Advice: First, buy GOOD files; it makes the chore easier, despite the price. Second, slow down and constantly check your work.
This is an important step, especially when removing metal. It is also important to know if and/or what metal one needs to remove.Second, slow down and constantly check your work.
jtk
"A pessimist sees the difficulty in every opportunity; an optimist sees the opportunity in every difficulty."
- Sir Winston Churchill (1874-1965)
Ralph has said that he has a high spot right be hind his throat opening. If it is really high, the plane rocks when the pressure is switched from the toe to the heel. This caused the chipto brake and the edge to not be straight and a straight edge is why he wants to use a jointer in the first place. A sharp blade can't fix this problem and if someone tries to lap it they just make the high spot worse because it rocks.
This is why I am assuming that Ralph has sent his plane to me to do. Hopefully he will post about his out come when he gets it back.
Tom
Last edited by Don Kingston; 10-07-2019 at 9:23 AM.
Evaluate the sole for twist first, which isn't always easy. The bump behind the mouth could be the least of your concerns.
Warped? Nah...more like worn. How many decades of dragging the plane back, after each stroke, while keeping the toe on the boards? If the operators over that same amount of time, always pushed their planes at a slight skew? tends to add up after a while, don't it? Wood bodied planes do warp....they are made of wood, and they wear faster. Heat MIGHT warp the iron bodies, but...I don't think anyone would heat up a plane.....unless they grind a sole....or braze a break.....then things might warp...worse than when you started with...
That is where my big hunka granite was acquired:
Granite on Horse.jpg
This one is about 4' long.
Check locally for monument makers.
jtk
"A pessimist sees the difficulty in every opportunity; an optimist sees the opportunity in every difficulty."
- Sir Winston Churchill (1874-1965)
Very recently I ‘lapped’ the bottom of two planes, a post war Stanley #4 and a brand new Lie Nielsen hinge plane. Both were in a cardboard box on the floor going out to a job site when a Tornado touched down nearby and the rain was so hard I had 3” of muddy water in my whole shop. It was several days before I discovered this and both planes had considerable rust on the bottom and sides.

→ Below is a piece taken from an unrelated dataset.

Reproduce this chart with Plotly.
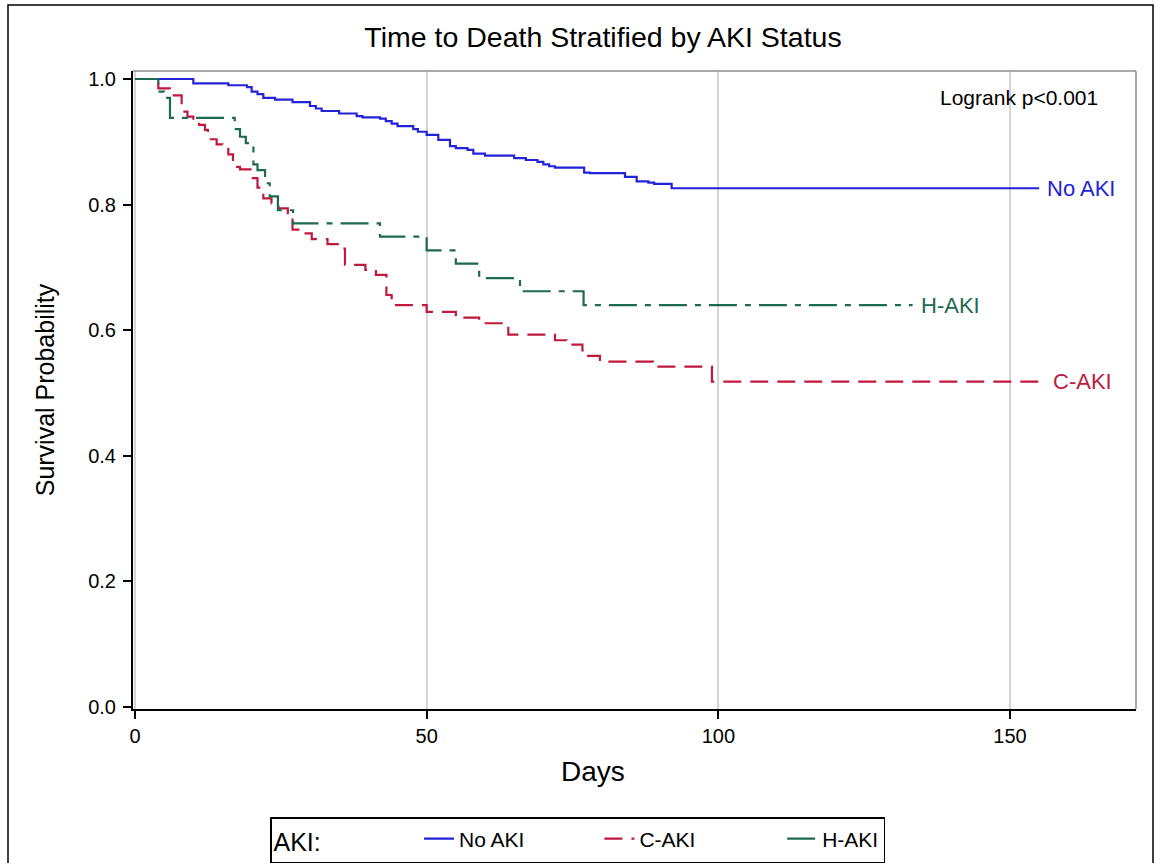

I removed the worst of the rust with an oil stone, then washed them and switched to a good size CBN plate, coarse to start then fine. Watching the shades of grey on the bottom teaches you how hard it is to do this evenly, even in a figure of 8 and swapping end for end often as my engineer father taught me. After that I used my Shapton water stones up to 5000. The area behind the mouth on the Stanley was clearly very slightly lower than the rest of the bottom. The Lie Nielsen was somewhat less rusty and faster to fix, shiny is now grey.
Not the same lapping challenge as the OP but teaches you how hard it is to do well.
My new hobby: cleaning up 1400 sq feet of dried mud under and around tools, emptying plastic tool cases of water and throwing away boxes.
Perhaps you can rust off your high spot Ralph?
Last edited by William Fretwell; 10-10-2019 at 2:15 PM. Reason: Add humour
You can do a lot with very little! You can do a little more with a lot!
Take off the high spots first, colour in the sole and make sure to leave the edges until the very last...i.e
Don't use an abrasive longer or wider than the plane is, otherwise you will make it convex if your lapping it
on a surface plate.
The ink is very helpful as it will tell you that your getting too close to the edges.
You only need a few licks at the very end with full width/length abrasive, don't go too far as you will ruin all of your work.
Don't follow any video instructions that won't demonstrate the test at the end with feelers.
You won't find a video of lapping done correctly as far as I know, but maybe someday someone will do one.